Senate Majority Leader Harry Reid said the list of first votes would include the bipartisan yet controversial agreement on expanding background checks proposed by Sen. Joe Manchin, D-West Virginia, and Sen. Pat Toomey, R-Pennsylvania.
Also up in the first round will be Sen. Dianne Feinstein's proposed to ban the sale of semiautomatic firearms modeled after military style assault weapons.
President Barack Obama and many Democrats support a renewed assault weapons ban and an expansion of background checks as well as other measures before the Democratic-led Senate.
A proposal by Republican Sen. John Cornyn of Texas on a proposal to make
state concealed weapons permits acceptable throughout the country will also be considered.
Other votes include a bipartisan amendment dealing with mental health and five other measures.
Each amendment needs 60 votes to pass and the first votes will start in the late afternoon.
Debate on the Senate gun bill is expected to last at least two weeks.
The drive for tougher gun control was spurred by the massacre of school children and educators by a lone gunman in the quiet community of Newtown, Connecticut, just before Christmas.
Polls since show a preference among Americans for some type of initiative to stem gun violence.
Obama and others also have been highlighting daily gun violence in America in their appeal to lawmakers for stricter limits.
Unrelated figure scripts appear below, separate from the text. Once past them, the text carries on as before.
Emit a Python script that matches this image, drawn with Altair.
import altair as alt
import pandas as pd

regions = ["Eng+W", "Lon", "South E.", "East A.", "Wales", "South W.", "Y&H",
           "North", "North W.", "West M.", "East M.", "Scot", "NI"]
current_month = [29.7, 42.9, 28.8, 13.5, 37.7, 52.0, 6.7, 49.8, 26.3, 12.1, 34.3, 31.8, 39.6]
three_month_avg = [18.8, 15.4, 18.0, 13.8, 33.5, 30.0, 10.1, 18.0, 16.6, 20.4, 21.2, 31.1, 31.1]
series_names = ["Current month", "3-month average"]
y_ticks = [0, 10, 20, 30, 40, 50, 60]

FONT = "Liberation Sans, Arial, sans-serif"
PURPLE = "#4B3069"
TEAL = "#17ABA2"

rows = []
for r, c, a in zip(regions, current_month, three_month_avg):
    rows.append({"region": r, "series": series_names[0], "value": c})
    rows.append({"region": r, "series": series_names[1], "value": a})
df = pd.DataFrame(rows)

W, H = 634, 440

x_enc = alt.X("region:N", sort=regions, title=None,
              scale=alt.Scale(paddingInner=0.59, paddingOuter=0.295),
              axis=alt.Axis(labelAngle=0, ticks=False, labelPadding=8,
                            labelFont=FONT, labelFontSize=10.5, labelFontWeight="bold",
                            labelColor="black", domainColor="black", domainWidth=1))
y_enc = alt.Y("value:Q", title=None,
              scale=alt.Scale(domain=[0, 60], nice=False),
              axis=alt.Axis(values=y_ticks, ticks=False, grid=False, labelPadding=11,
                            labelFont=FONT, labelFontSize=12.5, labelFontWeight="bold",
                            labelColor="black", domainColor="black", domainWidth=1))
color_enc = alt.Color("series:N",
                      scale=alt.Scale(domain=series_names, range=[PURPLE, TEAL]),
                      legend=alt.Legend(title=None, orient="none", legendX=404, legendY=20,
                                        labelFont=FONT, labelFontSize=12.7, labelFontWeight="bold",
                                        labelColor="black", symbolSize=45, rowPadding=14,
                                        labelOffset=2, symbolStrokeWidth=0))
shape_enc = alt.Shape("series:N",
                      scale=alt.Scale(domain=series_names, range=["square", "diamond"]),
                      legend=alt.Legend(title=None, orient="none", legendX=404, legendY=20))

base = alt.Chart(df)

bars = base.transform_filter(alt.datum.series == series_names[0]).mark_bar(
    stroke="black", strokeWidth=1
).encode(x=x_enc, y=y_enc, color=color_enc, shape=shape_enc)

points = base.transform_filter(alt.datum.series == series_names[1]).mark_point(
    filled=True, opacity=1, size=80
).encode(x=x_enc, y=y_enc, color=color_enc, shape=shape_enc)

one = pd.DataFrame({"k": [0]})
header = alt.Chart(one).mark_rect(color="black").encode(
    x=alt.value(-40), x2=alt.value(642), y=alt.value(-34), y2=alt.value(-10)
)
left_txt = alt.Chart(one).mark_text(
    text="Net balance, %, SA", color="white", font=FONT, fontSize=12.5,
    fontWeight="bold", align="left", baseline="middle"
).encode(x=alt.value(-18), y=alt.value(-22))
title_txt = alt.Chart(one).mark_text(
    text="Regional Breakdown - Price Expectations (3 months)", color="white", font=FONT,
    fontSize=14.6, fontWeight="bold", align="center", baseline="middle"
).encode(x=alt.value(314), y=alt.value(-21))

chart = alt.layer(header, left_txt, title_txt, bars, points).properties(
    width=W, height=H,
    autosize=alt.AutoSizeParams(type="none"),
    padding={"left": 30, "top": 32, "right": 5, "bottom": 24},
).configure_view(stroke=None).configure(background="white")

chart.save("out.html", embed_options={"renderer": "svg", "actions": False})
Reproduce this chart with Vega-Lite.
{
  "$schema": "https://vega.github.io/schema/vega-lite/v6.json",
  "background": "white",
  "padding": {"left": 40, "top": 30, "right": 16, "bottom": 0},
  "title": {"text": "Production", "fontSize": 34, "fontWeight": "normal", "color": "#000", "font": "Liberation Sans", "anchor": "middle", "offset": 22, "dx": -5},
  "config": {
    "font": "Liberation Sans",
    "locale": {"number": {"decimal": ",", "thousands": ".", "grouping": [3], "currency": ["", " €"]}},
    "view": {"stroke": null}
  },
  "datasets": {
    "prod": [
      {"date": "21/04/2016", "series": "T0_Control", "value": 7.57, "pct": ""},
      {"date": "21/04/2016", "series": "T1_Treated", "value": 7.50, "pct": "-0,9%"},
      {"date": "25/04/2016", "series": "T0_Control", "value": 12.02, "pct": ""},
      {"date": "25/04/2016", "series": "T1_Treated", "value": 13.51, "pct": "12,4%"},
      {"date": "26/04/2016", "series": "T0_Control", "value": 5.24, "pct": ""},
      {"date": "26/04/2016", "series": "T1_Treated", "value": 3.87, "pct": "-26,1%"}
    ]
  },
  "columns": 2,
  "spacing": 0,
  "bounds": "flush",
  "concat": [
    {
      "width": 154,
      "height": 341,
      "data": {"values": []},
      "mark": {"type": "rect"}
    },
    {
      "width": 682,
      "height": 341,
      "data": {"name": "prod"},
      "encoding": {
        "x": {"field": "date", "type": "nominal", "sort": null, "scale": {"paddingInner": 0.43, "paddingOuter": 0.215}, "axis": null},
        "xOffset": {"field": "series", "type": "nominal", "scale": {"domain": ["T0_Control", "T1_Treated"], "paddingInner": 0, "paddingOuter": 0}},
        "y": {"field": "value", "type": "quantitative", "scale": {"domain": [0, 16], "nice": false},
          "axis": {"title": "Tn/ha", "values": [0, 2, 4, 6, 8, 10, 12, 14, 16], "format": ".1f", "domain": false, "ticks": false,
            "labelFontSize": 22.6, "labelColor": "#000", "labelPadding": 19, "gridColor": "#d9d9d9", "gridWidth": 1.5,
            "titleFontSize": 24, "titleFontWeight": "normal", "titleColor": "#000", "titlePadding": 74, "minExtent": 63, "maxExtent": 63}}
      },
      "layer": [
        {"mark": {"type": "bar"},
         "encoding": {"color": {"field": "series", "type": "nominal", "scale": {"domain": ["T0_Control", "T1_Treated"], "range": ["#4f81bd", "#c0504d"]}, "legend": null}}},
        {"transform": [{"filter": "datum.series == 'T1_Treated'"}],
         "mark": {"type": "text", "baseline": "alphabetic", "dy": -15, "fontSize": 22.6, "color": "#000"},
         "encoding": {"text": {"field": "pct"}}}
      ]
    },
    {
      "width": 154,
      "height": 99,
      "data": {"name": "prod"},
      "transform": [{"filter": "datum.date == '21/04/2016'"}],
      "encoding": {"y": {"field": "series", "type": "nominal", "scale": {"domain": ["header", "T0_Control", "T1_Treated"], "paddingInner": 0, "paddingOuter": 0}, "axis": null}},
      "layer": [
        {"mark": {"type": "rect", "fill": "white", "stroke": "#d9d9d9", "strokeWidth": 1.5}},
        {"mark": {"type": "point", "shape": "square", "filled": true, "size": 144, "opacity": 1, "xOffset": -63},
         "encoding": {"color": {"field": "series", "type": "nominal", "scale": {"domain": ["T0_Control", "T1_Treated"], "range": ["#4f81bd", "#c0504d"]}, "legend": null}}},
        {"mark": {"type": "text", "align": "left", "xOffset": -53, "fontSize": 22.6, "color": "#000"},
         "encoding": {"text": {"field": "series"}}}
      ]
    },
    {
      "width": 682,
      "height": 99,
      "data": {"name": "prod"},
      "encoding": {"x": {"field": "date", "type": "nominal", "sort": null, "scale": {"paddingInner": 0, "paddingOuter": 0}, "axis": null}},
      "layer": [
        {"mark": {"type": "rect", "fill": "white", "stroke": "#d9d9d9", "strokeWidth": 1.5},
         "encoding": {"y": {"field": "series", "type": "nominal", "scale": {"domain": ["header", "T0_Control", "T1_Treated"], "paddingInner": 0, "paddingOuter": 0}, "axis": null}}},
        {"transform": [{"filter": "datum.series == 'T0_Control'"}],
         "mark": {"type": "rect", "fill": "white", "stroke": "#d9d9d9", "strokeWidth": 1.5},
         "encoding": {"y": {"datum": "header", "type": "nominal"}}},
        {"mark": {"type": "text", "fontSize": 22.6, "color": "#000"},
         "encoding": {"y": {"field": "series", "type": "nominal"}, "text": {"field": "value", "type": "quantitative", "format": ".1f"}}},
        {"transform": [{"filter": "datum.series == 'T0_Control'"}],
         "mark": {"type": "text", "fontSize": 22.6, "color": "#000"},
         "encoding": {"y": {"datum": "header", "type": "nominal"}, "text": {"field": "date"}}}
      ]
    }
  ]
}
Many in Washington have coalesced around expanding background checks conducted on gun sales by the FBI. But settling on the exact wording of such a step has been difficult in a sharply divided political climate.
While Democratic leaders are expressing optimism they'll get enough votes to pass the Manchin-Toomey amendment, a CNN tally of senators indicates the measure is probably in trouble unless several undecided Democrats and Republicans – mostly from conservative states – throw their support behind it.
The proposal would extend background checks to include gun shows and Internet sales.
Reid said last month that Feinstein's proposal, which was approved by the Senate Judiciary Committee on a Democratic party-line vote, has no chance of passage. Yet, he wanted to ensure it received a vote as an amendment rather than join it to a package of measures approved by the panel that would toughen laws on gun trafficking and straw purchases.
The powerful National Rifle Association, the leading advocate on gun rights, fiercely opposes the Feinstein proposal as well as the Manchin-Toomey compromise. It supports the measure on concealed permits.
Speaker John Boehner has said the House would look at anything passed by the Senate, but is not committing to any plan or votes.